On Sat, Sep 21, 2019 at 5:16 PM Miro Hrončok mhroncok@redhat.com wrote:
Hello,
we've been recently approached by a colleague from Red Hat working on performance (CCed).
According to their testing, Fedora Python performance could be improved by ~15% by building /usr/bin/python* statically with libpython*.a. That sounds like a worthy thing to do.
https://bugzilla.redhat.com/show_bug.cgi?id=1749479
Since Python 3.8 Python extension modules are no longer linked to libpython.so and we can do the following:
- build /usr/bin/python3(.8) statically with libpython*.a
- build and ship libpython3.8.so.1.0 for packages that "embed" Python
The change in the python3 package is trivial:
https://src.fedoraproject.org/rpms/python3/pull-request/133
However it can have serious impact on Python extension modules that are linked to libpython3.8.so.1.0 by various "nonstandard" build mechanisms or by compiling code for Python extension module and code that embeds Python into one file.
We will likely propose a Fedora 32 Change for this, however I'm opening this topic for discussion before we do so.

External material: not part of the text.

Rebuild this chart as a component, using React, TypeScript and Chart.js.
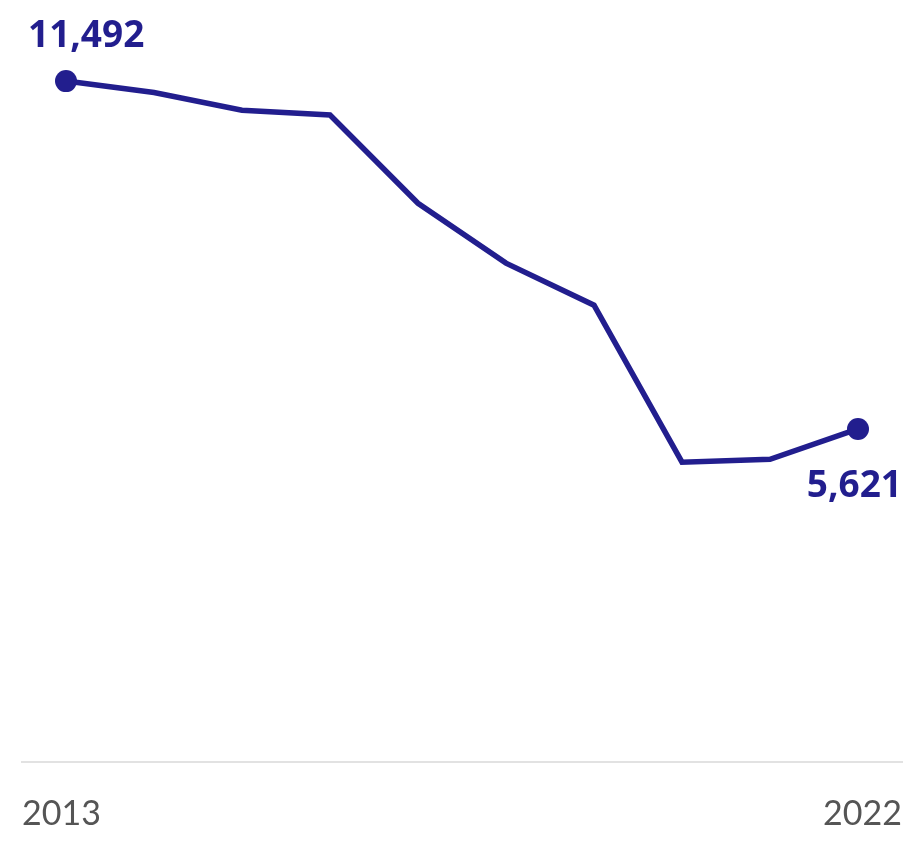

Testing the proposed Pull Request with your code is also helpful. Let me know how can we make that easier (e.g. if you want a Copr or a Fedora 30/31 python38 package with this change).
WDYT?
One major concern: We currently rely on the libpython shared object linkage for non-standard builds to ensure we get everything for moving to new Python versions. I've personally experienced quirks with trying to force linking via the shared object when the Python interpreter itself is not. For example, perl-Inline-Python determines how to build itself by asking the interpreter. In Fedora, this works correctly because the interpreter returns the shared object. In other distributions where I've built the module, it doesn't and uses the static link object, which makes it difficult to automatically generate the link dependency to the system Python we are using.
In Mageia, we actually reverted Python's change to not link libpython with extension modules so that we still have the dependency link for binary objects: https://svnweb.mageia.org/packages/cauldron/python3/current/SOURCES/link-C-m...
Is there no other way to get better performance? Do we want to potentially give up the easily trackable dependency web for that? Is it worth breaking non-standard build mechanisms that interrogate the interpreter for how to link to it?